Costello and Poole were both indicted. Costello was charged with first degree murder. and his trial was set for November 7, 1923. His defense attorney, R.A. McIntyre, was no slouch. And he left no stone unturned in his efforts to prove that his client was acting in self-defense. His impressive list of 21 witnesses, included local circuit court Judge Fletcher who was to preside over the case. This caused a new judge to be appointed to conduct the trial and the date to be moved to December. McIntyre was determined to get a fair trial for his client. A difficult proposition because the deceased was so well known in Loudoun County.
McIntyre made a case for self-defense. He stated that there were known to be three guns at the sight of the crime. Two were capable of shooting steel-jacketed bullets and one only shot old fashioned lead bullets. The doctor who had done the autopsy had not been able to locate and remove the bullets from Lambert’s body. The case became more unpleasant when the judge ordered that Lambert’s body be exhumed and that the bullets be recovered.
In order to accomplish this grisly task they sent to Washington, D.C. for Dr. Joseph Rogers, a former Loudoun resident. By use of x-rays, a fairly new technique, Dr. Rogers was able to locate and remove the two lead bullets.
When the trial finally got underway on December 18, Commonwealth Attorney Cecil Connor delivered a strong opening statement. He called it a “dastardly and brutal murder of an officer in the discharge of his duty”. He pronounced that he would prove to the jury that the prisoner was guilty of first degree murder.
McIntyre for the defense was equally eloquent and stated that he would prove that his client acted in self-defense and that Lambert had fired two shots before any shots were fired back. He also expected to prove that it would have been impossible for his client to have shot Lambert due to the angle at which the bullets had entered the body. The question of who else could have fired the fatal shot hovered in the air. According to the testimony of those involved, there were only three guns at the site. For some people, the question was never adequately answered. Seventy years later there were Loudouners who remembered the case well and still held strong and differing opinions on who was really the guilty party.
W.C. Whitmore, the county surveyor, was called to testify about a detailed drawing that he made of the site of the still and the location of Lambert’s body. All those present during the raid testified except Maurice Poole. He refused, because he was still waiting for his own trial.
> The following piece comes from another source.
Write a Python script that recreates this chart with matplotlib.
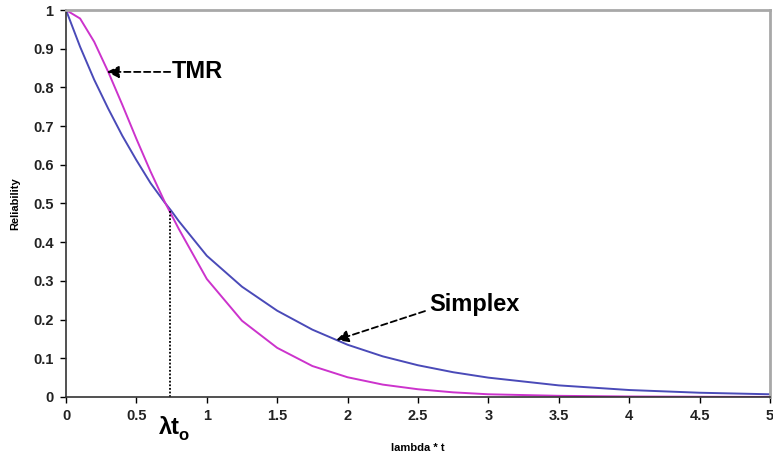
import matplotlib
matplotlib.use("Agg")
import matplotlib.pyplot as plt

plt.rcParams["font.family"] = ["Liberation Sans", "DejaVu Sans"]

# values
LAMBDA_T = [0.0, 0.1, 0.2, 0.3, 0.4, 0.5, 0.6, 0.7, 0.75, 0.8, 0.9, 1.0,
            1.25, 1.5, 1.75, 2.0, 2.25, 2.5, 2.75, 3.0, 3.5, 4.0, 4.5, 5.0]
SIMPLEX = [1.0, 0.905, 0.82, 0.745, 0.675, 0.612, 0.553, 0.503, 0.48, 0.455,
           0.41, 0.365, 0.285, 0.223, 0.174, 0.135, 0.105, 0.082, 0.064,
           0.050, 0.030, 0.018, 0.011, 0.007]
TMR = [1.0, 0.978, 0.918, 0.84, 0.755, 0.667, 0.583, 0.505, 0.47, 0.435,
       0.37, 0.305, 0.197, 0.127, 0.08, 0.051, 0.032, 0.02, 0.012, 0.007,
       0.003, 0.0013, 0.0006, 0.0002]

CROSS_X = 0.74
CROSS_Y = 0.483

X_TICKS = [0, 0.5, 1, 1.5, 2, 2.5, 3, 3.5, 4, 4.5, 5]
X_LABELS = ["0", "0.5", "1", "1.5", "2", "2.5", "3", "3.5", "4", "4.5", "5"]
Y_TICKS = [0, 0.1, 0.2, 0.3, 0.4, 0.5, 0.6, 0.7, 0.8, 0.9, 1.0]
Y_LABELS = ["0", "0.1", "0.2", "0.3", "0.4", "0.5", "0.6", "0.7", "0.8", "0.9", "1"]

BLUE = "#4a4ab8"
MAGENTA = "#cc33cc"

fig = plt.figure(figsize=(7.73, 4.55), dpi=100)
ax = fig.add_axes([0.0854, 0.1275, 0.9106, 0.8505])

ax.plot(LAMBDA_T, SIMPLEX, color=BLUE, lw=1.4)
ax.plot(LAMBDA_T, TMR, color=MAGENTA, lw=1.4)

ax.plot([CROSS_X, CROSS_X], [0, CROSS_Y], color="black", lw=1.3, ls=(0, (1, 1)))

ax.set_xlim(0, 5)
ax.set_ylim(0, 1)
ax.set_xticks(X_TICKS)
ax.set_xticklabels(X_LABELS)
ax.set_yticks(Y_TICKS)
ax.set_yticklabels(Y_LABELS)
ax.tick_params(direction="out", length=4, width=1, labelsize=10.5, pad=5)
for lbl in ax.get_xticklabels() + ax.get_yticklabels():
    lbl.set_fontweight("bold")
    lbl.set_color("#222222")

for s in ["left", "bottom"]:
    ax.spines[s].set_color("#333333")
    ax.spines[s].set_linewidth(1.2)
for s in ["top", "right"]:
    ax.spines[s].set_color("#a8a8a8")
    ax.spines[s].set_linewidth(2)

ax.set_ylabel("Reliability", fontsize=8, fontweight="bold", labelpad=9)
ax.set_xlabel("lambda * t", fontsize=8, fontweight="bold", labelpad=14)

# lambda t_o marker label below the axis
ax.text(CROSS_X + 0.07, -0.08, "λt", fontsize=17, fontweight="bold",
        ha="right", va="center", clip_on=False)
ax.text(CROSS_X + 0.06, -0.1, "o", fontsize=12, fontweight="bold",
        ha="left", va="center", clip_on=False)

# annotations
arrow_kw = dict(arrowstyle="-|>", color="black", lw=1.3, ls=(0, (3.5, 2)),
                mutation_scale=18, shrinkA=0, shrinkB=0)
ax.annotate("", xy=(0.29, 0.84), xytext=(0.74, 0.84), arrowprops=arrow_kw)
ax.text(0.75, 0.84, "TMR", fontsize=17, fontweight="bold", ha="left", va="center")

ax.annotate("", xy=(1.92, 0.147), xytext=(2.55, 0.222), arrowprops=arrow_kw)
ax.text(2.58, 0.24, "Simplex", fontsize=17, fontweight="bold", ha="left", va="center")

fig.savefig("out.png", dpi=100)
In spite of McIntyre’s best efforts Costello was found guilty of second degree murder. Connor, the prosecutor, pressed the jury for the maximum penalty, and reminded them that this was no time for leniency because at the time of the shooting Costello was engaged in lawlessness that was a felony in its own right. Costello was sentenced to twenty years in the state penitentiary.
Poole fared somewhat better at his trial. He was defended by Loudoun attorney Walter Tansill Oliver. As in Costello’s case, Judge Fletcher of the circuit court was again called as a witness. Costello was returned from the penitentiary to testify. Oliver made the case that Costello had taken the gun from the Poole home without permission and that Poole never intended for anyone to be shot. Furthermore, Poole had run when Lambert called out and was not present when the shooting occurred. The jury was even taken to the scene of the murder so they could get a first-hand understanding of what had occurred. They returned a verdict of guilt as an accessory before the fact. He was sentenced to two and a half years in the state penitentiary.
Poole’s business partners Curtis Jenkins and Ed Ball were tried and found guilty of manufacturing ardent spirits. They were sentenced to six months in jail and fined $500.00 each, a very large amount of money at that time. Just the same, they got off lightly. Their position of being absentee owners had successfully removed them quite literally from the line of fire.